В крематорий на похороны Альфреда Верре пришли венские журналисты, писатели, художники, артисты, солидные господа из массонской ложи. Последние стояли в своих безукоризненных черных костюмах обособленно, игнорируя «прочих».

Заиграл орган, и гроб стал медленно опускаться в каменный люк. Наступила самая скорбная минута. И вдруг после секундной паузы орган разнес под гулкими сводами зала совсем другую мелодию — тоже траурную, но мужественную, полную силы и страсти, революционную. Такова была посмертная воля покойного: под высокими сводами метались и нарастали грозные раскаты «Вы жертвою пали…»

Господа в черных костюмах обменялись беспокойными взглядами, резко надвинули черные цилиндры и демонстративно вышли.

…Товарищи покойного попрощались у кладбищенских ворот, крепко пожав друг другу руки.
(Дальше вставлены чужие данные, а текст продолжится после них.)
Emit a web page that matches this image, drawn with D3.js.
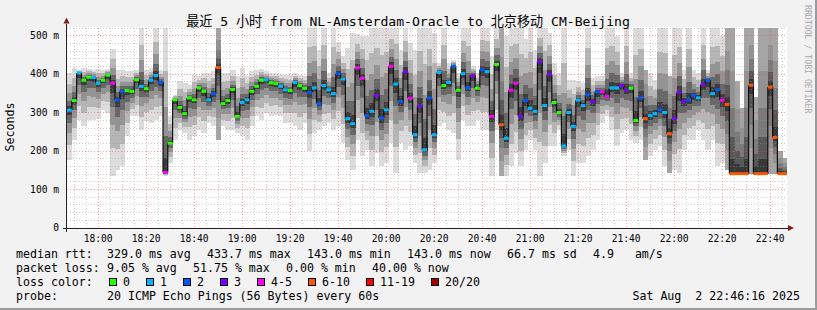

Один поспешил в редакцию газеты, другой — в свою мастерскую к неоконченному полотну, третий — в театр, а несколько его старинных приятелей из Шларафии отправились в локаль, чтобы выпить вина на помин светлой души брата Альфреда.

Мне захотелось пойти к Саше, к братской могиле моих сверстников. Я вышел из небольшого сквера, обрамляющего здание крематория, пересек шоссе и вошел в ворота Центрального кладбища. Опять, как тогда осенью пятьдесят четвертого, моросил дождь. И памятник Иоганну Штраусу, и обелиск наших солдат потемнели от воды. Проходя мимо каменного воина с приспущенным полковым знаменем — такого же молодого и полного неизведанных сил, какими были мы с Сашей в сорок пятом, — я тихо сказал:

— Вот видишь как? Не «со святыми упокой» и не хорал о сказочной Шларафии, а траурный гимн наших революционеров — «Вы жертвою пали…»

Тирольские картины

Венский театральный критик Эдмунд Кауэр пригласил меня погостить в тирольской деревне у своих знакомых. Я охотно принял это приглашение, потому что уже давно хотел поближе познакомиться с жизнью тирольцев — этого свободолюбивого горного племени, вписавшего яркие страницы в историю Австрии.